Here’s what is amazing, the actual deficit in 2014-15 was supposed to be only $300 million. That may seem big but for the federal government it is a rounding error.   A slight uptick in growth for a quarter or two over the next 4 years would easily make the deficit zero if not delivering a surplus.  Remember, this rounding error deficit in 2014-15 is why massive public service cuts are necessary.

There is a high probability that four years from now there will be no deficit irrespective of major public service cuts.  In fact, with a small accounting change, the Tories could actually have a deficit free 2014-15 and claim victory.  In the 2009 budget the Conservatives introduced a downside “Adjustment for risk” of $1.5 billion in revenues.  It isn’t based on anything in particular, but represents only a nice round number to represent downside risk.  They could just adjust that from $1.5 billion to $1.2 billion and Bob’s Your Uncle the books are balanced.

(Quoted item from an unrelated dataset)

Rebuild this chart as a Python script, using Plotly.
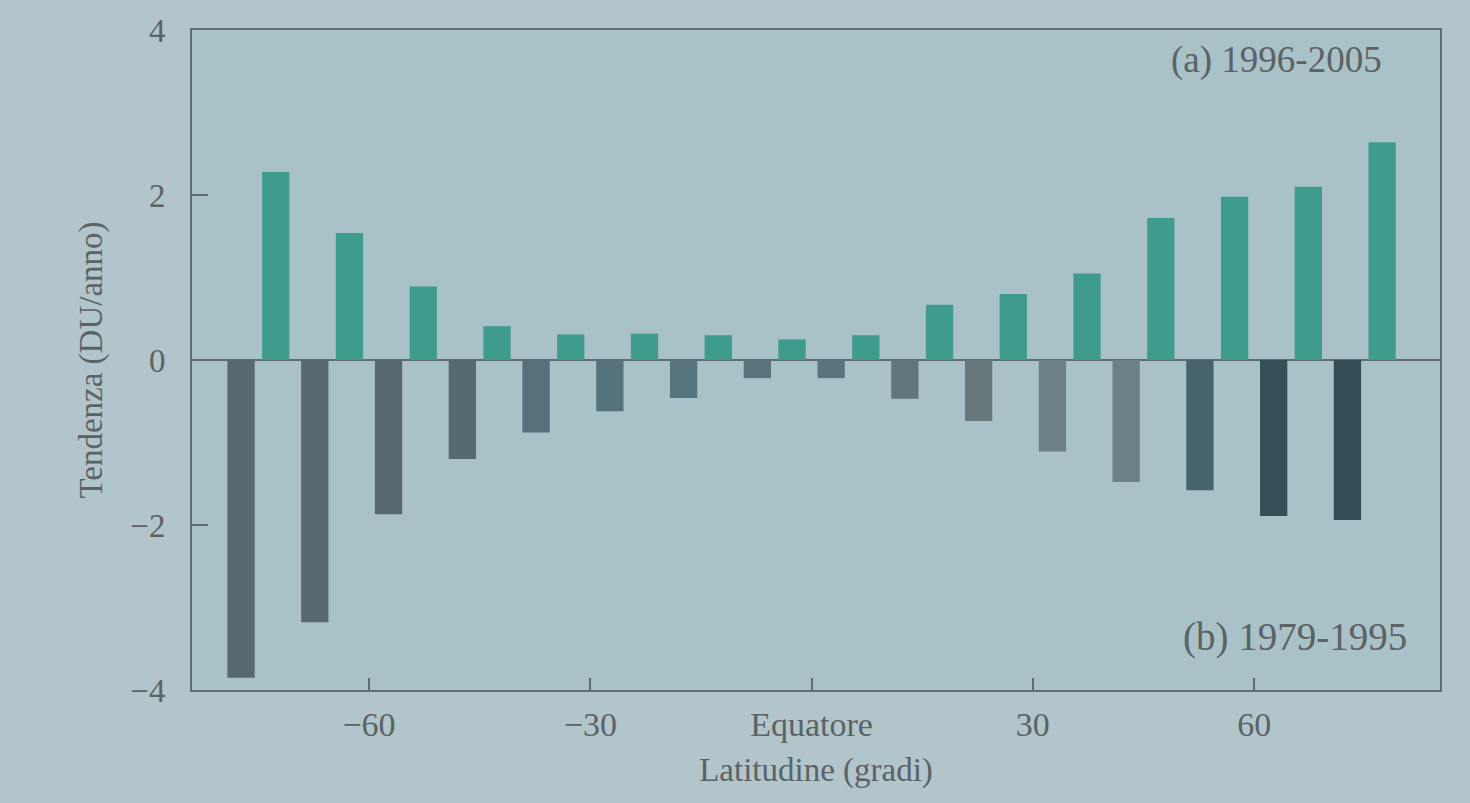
import plotly.graph_objects as go

# Latitude band centres (degrees)
lat = [-75, -65, -55, -45, -35, -25, -15, -5, 5, 15, 25, 35, 45, 55, 65, 75]

# Ozone column trend, DU/anno
trend_1996_2005 = [2.28, 1.54, 0.89, 0.41, 0.31, 0.32, 0.30, 0.25,
                   0.30, 0.67, 0.80, 1.05, 1.72, 1.98, 2.10, 2.64]
trend_1979_1995 = [-3.85, -3.18, -1.87, -1.20, -0.88, -0.62, -0.46, -0.22,
                   -0.22, -0.47, -0.74, -1.11, -1.48, -1.58, -1.89, -1.94]

x_tick_vals = [-60, -30, 0, 30, 60]
x_tick_text = ["\u221260", "\u221230", "Equatore", "30", "60"]
y_tick_vals = [-4, -2, 0, 2, 4]

green = "#3f9c8c"
dark_colors = ["#58696f", "#58696f", "#56696f", "#546b71", "#55707a", "#56727a",
               "#57737b", "#5a747b", "#5a747b", "#5f777d", "#67797d", "#6c8286",
               "#6a8185", "#46646a", "#354f57", "#334b53"]
text_color = "#5b6366"
line_color = "#5f6e73"
font_family = "Liberation Serif, DejaVu Serif, serif"

fig = go.Figure()

fig.add_trace(go.Bar(
    x=lat, y=trend_1979_1995, offset=-4.2, width=3.7,
    marker=dict(color=dark_colors, line=dict(width=0)),
    name="(b) 1979-1995", showlegend=False,
))
fig.add_trace(go.Bar(
    x=lat, y=trend_1996_2005, offset=0.5, width=3.7,
    marker=dict(color=green, line=dict(width=0)),
    name="(a) 1996-2005", showlegend=False,
))

fig.update_layout(
    width=1470, height=803,
    margin=dict(l=192, r=30, t=30, b=113),
    paper_bgcolor="#b2c5ca",
    plot_bgcolor="#a9c2c7",
    barmode="overlay",
    font=dict(family=font_family, color=text_color, size=33),
    xaxis=dict(
        range=[-84, 85.2],
        tickmode="array", tickvals=x_tick_vals, ticktext=x_tick_text,
        ticks="inside", ticklen=12, tickwidth=2, tickcolor=line_color,
        showline=True, linecolor=line_color, linewidth=2, mirror=True,
        showgrid=False, zeroline=False,
        tickfont=dict(size=34, color=text_color),
        ticklabelstandoff=3,
        title=dict(text="Latitudine (gradi)", font=dict(size=33, color=text_color),
                   standoff=16),
    ),
    yaxis=dict(
        range=[-4, 4],
        tickmode="array", tickvals=y_tick_vals,
        ticks="inside", ticklen=16, tickwidth=2, tickcolor=line_color,
        showline=True, linecolor=line_color, linewidth=2, mirror=True,
        showgrid=False,
        zeroline=True, zerolinecolor=line_color, zerolinewidth=2,
        tickfont=dict(size=33, color=text_color),
        ticklabelstandoff=18,
        title=dict(text="Tendenza (DU/anno)", font=dict(size=33, color=text_color),
                   standoff=18),
    ),
    annotations=[
        dict(text="(a) 1996-2005", x=0.955, y=0.955, xref="paper", yref="paper",
             xanchor="right", yanchor="middle", showarrow=False,
             font=dict(size=37, color=text_color)),
        dict(text="(b) 1979-1995", x=0.975, y=0.08, xref="paper", yref="paper",
             xanchor="right", yanchor="middle", showarrow=False,
             font=dict(size=39, color=text_color)),
    ],
)

fig.write_html("out.html")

So in order to combat a rounding error, 80,000 positions will be eliminated from the public service.  That represents about a 1/3 of all core public sector workers. Contrary to popular belief there is no way that retirements are going to get us there.  We might get to 40,000 through retirements but to get to 80,000 you’ll need to make up the difference in layoffs. There will be 40,000 fewer jobs and 40,000 public sector workers will be simply laid off by 2014-15 to balance a rounding error.

So which positions will be cut?  Which programs will be eliminated?  Well the government surely has plans, but they aren’t telling Canadians.  There is no transparency, so no one will know if the service they depend on is going to have its staffing levels dramatically reduced.

Now, here is where we pull back the curtain: just one year after these massive cuts are fully realized we are going to have an $8 billion a year surplus.

The economic action plan that was meant to create jobs through deficit spending has been transformed into its opposite. It now destroys jobs to create surpluses.  The 80,000 eliminated positions weren’t cut due to deficits as the books were essentially already balanced in 2014-15.  Instead they have been put in place to create fiscal room for new conservative priorities.

What did diminished public services really pay for? Likely more corporate tax cuts for the banks and oil companies, more military hardware and tax breaks for wealthy Canadians which are all a year or two over the horizon.  Don’t pull back the curtain too far, you may not like what you see.